One advantage to me of the limited company is that I can distribute shares to my children, and so reduce my CGT/inheritance tax from my owned share value, but still have control of the portfolio.
Also as the Ltd company is a separate legal entity when I die it can continue providing the bank are happy with the other shareholders - this isn't the same for the mortgages are in my own name, as when I die the contract terminates - in short I find it has advantages for continuity.
Over the years I have transferred some properties into the company and this is now loan capital which can be withdrawn without incurring tax.
I enjoy property and money is not the overriding factor for me but do feel that both private and limited have their respective advantages.
19:46 PM, 27th August 2013, About 10 years ago
You need an excellent accountant but as far as I know the answer to most of your questions is Yes. Particularly the first one: the lender will want the mortgage assigned to the legal title holder and your deed of trust will not cut the mustard between yourself and a limited company. You will also have to give a personal guarantee for the loan as well as the limited company so if the company should default you cannot just write off the loan.

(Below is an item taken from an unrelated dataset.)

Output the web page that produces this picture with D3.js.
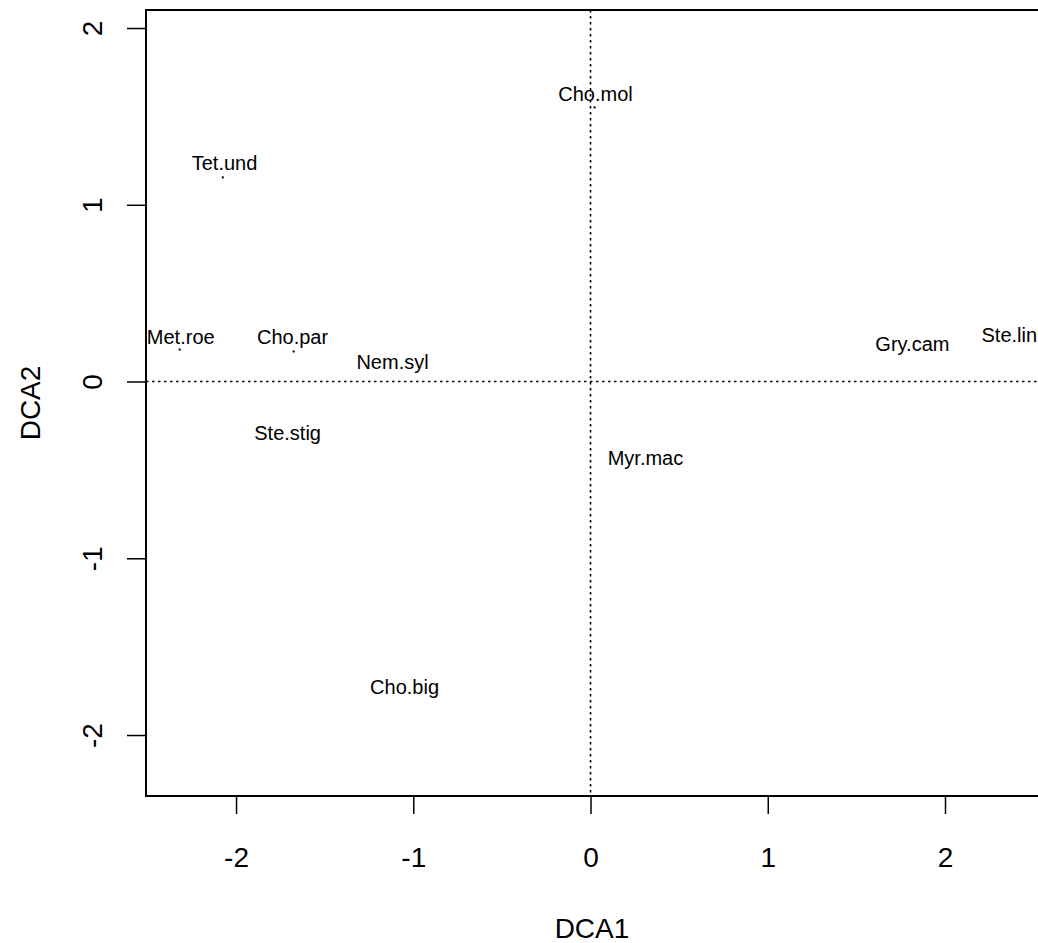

What Mark says about CGT is true but what he does not say is that IHT takes over when you die although there are ways of mitigating it.
Your last 3 Qs are not really relevant but you would need a commercial loan and they are much more expensive than B2L at the moment plus need about 50% deposit based on a complex formula.
At least that is my experience, if you find otherwise I should be interested to know.
19:51 PM, 27th August 2013, About 10 years ago
PS. You will still have to pay Corporation Tax.
Also you say office space etc. - how big is your portfolio? Unless it is huge and you manage it yourself you will find it hard to justify more than a nominal amount to HMRC.